After lunch it was time to bid Chernobyl farewell. Hotel 10 had a few souvenirs, tee-shirts, hats, badges, mostly tacky, including a few postcards of landmarks in the area. Laughably, one of them was not even a real picture, but a convincing HD screen shot from the video game S.T.A.L.K.E.R.: shadow of Chernobyl. Overall, a missed opportunity. I would love to see a Pripyat University sweater, with some kind of mutant super-rabbit as the football team mascot, or a fancy crest with a latin motto (’A life un-examined is a half-life’), or something about Icarus. The general store in town proved no better souvenir-wise, although I managed to find some cheap toiletries including some local condoms. Think about the implications there for a second. Condoms sold in the shadow of the greatest human-made accident of all time. So much potential for catchy advertising. “Reactor 4 Condoms. Probably safe”; “now with lead shielding”; “love in the time of Acute Radiation Poisoning”; “use by 2886”; “no sarcophagus, no love”. Another missed opportunity.
Kiev is a great city, and every building is built way above human scale to ensure you don’t forget it. There is monolithic soviet era architecture everywhere; Even the Macdonalds looked like a KGB office. Perhaps it was some profound biological imperative that made me stay up all night, talking to Anastasias and Svetlanas and Natalyas – who knows, maybe my little swimmers only had a week of health left after dragging my long-suffering balls through an apocalyptic forest. I returned to Palata 6 (Ward 6), a hospital-themed bar and one of Gareth’s world favourites. Two nights prior, we had shared in a complicated beverage that involved being set on fire while the bartender hits you with monkey wrenches and kegs (“In ex soviet Ukraine, cocktail drink you!”). I enjoyed a more relaxed drink served by a nurse from a syringe whilst I lay on the table, and ordered a plate of assorted fat – literally cold cuts of four types of fat.

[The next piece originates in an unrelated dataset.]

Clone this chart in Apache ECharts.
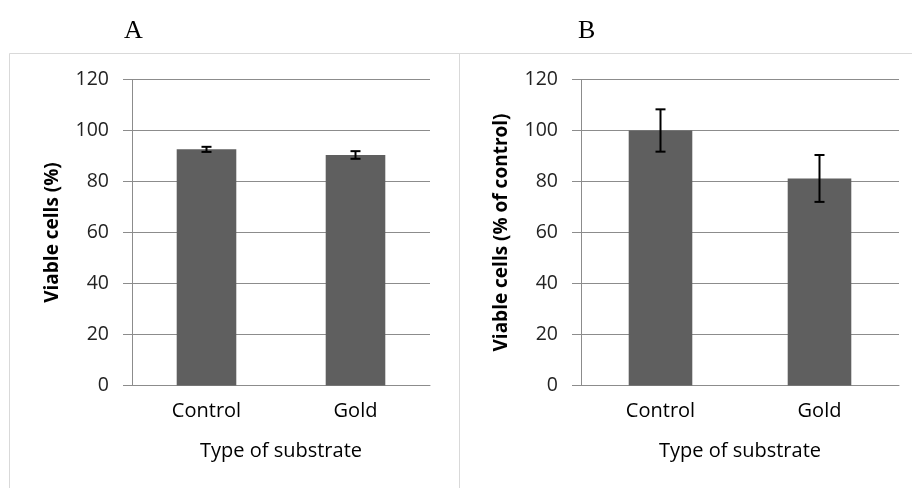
<!DOCTYPE html>
<html>
<head>
<meta charset="utf-8">
<script src="https://cdn.jsdelivr.net/npm/echarts@6/dist/echarts.min.js"></script>
<style>html,body{margin:0;padding:0;background:#fff;}#c{width:912px;height:488px;}</style>
</head>
<body>
<div id="c"></div>
<script>
const categories = ['Control', 'Gold'];
const viableA = [92.6, 90.4];
const errorA = [1.0, 1.5];
const viableB = [100, 81.2];
const errorB = [8.3, 9.2];
const yMin = 0, yMax = 120, yStep = 20;
const panelTitles = ['A', 'B'];
const yNames = ['Viable cells (%)', 'Viable cells (% of control)'];
const xName = 'Type of substrate';

const chart = echarts.init(document.getElementById('c'), null, {renderer: 'canvas'});
const barColor = '#5f5f5f';
const gridColor = '#8c8c8c';
const textFont = 'Open Sans';

function xAxisCfg(i) {
  return {
    type: 'category', gridIndex: i, data: categories,
    axisLine: {lineStyle: {color: gridColor, width: 1}},
    axisTick: {show: false},
    axisLabel: {fontFamily: textFont, fontSize: 20, color: '#000', margin: 16},
    name: xName, nameLocation: 'middle', nameGap: 56,
    nameTextStyle: {fontFamily: textFont, fontSize: 20, color: '#000'}
  };
}
function yAxisCfg(i) {
  return {
    type: 'value', gridIndex: i, min: yMin, max: yMax, interval: yStep,
    axisLine: {show: true, lineStyle: {color: gridColor, width: 1}},
    axisTick: {show: true, length: 9, lineStyle: {color: gridColor}},
    axisLabel: {fontFamily: textFont, fontSize: 19.5, color: '#222', margin: 23},
    splitLine: {lineStyle: {color: gridColor, width: 1}},
    name: yNames[i], nameLocation: 'middle', nameGap: i === 0 ? 70 : 70,
    nameTextStyle: {fontFamily: textFont, fontSize: 19, fontWeight: 'bold', color: '#000'}
  };
}
function errSeries(i, vals, errs) {
  return {
    type: 'custom', xAxisIndex: i, yAxisIndex: i, z: 10,
    data: vals.map((v, k) => [k, v - errs[k], v + errs[k]]),
    renderItem: function (params, api) {
      const x = api.value(0);
      const lo = api.coord([x, api.value(1)]);
      const hi = api.coord([x, api.value(2)]);
      const hw = 5;
      const st = {stroke: '#000', lineWidth: 2};
      return {type: 'group', children: [
        {type: 'line', shape: {x1: lo[0], y1: lo[1], x2: hi[0], y2: hi[1]}, style: st},
        {type: 'line', shape: {x1: lo[0] - hw, y1: lo[1], x2: lo[0] + hw, y2: lo[1]}, style: st},
        {type: 'line', shape: {x1: hi[0] - hw, y1: hi[1], x2: hi[0] + hw, y2: hi[1]}, style: st}
      ]};
    }
  };
}

chart.setOption({
  animation: false,
  backgroundColor: '#fff',
  title: [
    {text: panelTitles[0], left: 119, top: 13,
     textStyle: {fontFamily: 'Liberation Serif', fontSize: 26, fontWeight: 'normal', color: '#000'}},
    {text: panelTitles[1], left: 573, top: 13,
     textStyle: {fontFamily: 'Liberation Serif', fontSize: 26, fontWeight: 'normal', color: '#000'}}
  ],
  graphic: [
    {type: 'rect', shape: {x: 9.5, y: 53.5, width: 450, height: 440}, style: {fill: 'none', stroke: '#d9d9d9', lineWidth: 1}, z: -1},
    {type: 'rect', shape: {x: 459.5, y: 53.5, width: 460, height: 440}, style: {fill: 'none', stroke: '#d9d9d9', lineWidth: 1}, z: -1}
  ],
  grid: [
    {left: 132, right: 482, top: 79.5, bottom: 102.5},
    {left: 581, right: 13, top: 79.5, bottom: 102.5}
  ],
  xAxis: [xAxisCfg(0), xAxisCfg(1)],
  yAxis: [yAxisCfg(0), yAxisCfg(1)],
  series: [
    {type: 'bar', xAxisIndex: 0, yAxisIndex: 0, data: viableA, barWidth: '40%', itemStyle: {color: barColor}},
    {type: 'bar', xAxisIndex: 1, yAxisIndex: 1, data: viableB, barWidth: '40%', itemStyle: {color: barColor}},
    errSeries(0, viableA, errorA),
    errSeries(1, viableB, errorB)
  ]
});
</script>
</body>
</html>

A woman asked me if it’s true that wombats shit cubes. Another stated, “Is Australia very feminist country? We are not feminists here, it’s OK if you buy us drinks.” I ended up talking to two art directors, Anastasia and Natasha (I swear they only have three female names in this entire country), who verbally rolled their eyes when I mentioned my recent trip. “This is kind of fetish thing.” My mind went back to the abandoned nursery, with all the tourists photographing Smiley the lonely stuffed bunny, alone and forgotten and riddled with free radicals and posing on his rusty child-sized bed frame, desolation all around no company but nuclear mosquitos. Back in Kiev, this was just a shitty ugly place that burnt millions of much-needed hryvnia per annum. In Kiev, remnants from the revolution abounded – a revolution that continues – makeshift monuments built out of loose bricks and improvised weapons used by the rebels. Considering how fresh it all is, people seemed pretty relaxed. I asked the women about this. They said that they are sad and worried all the time, with family in danger or some other issue always pressing, but what can you do? Humans roll with punches – it’s maladaptive to dwell on things, so we don’t have a strong aptitude for it, even while the architecture and the landscape and the psyche bear the scars.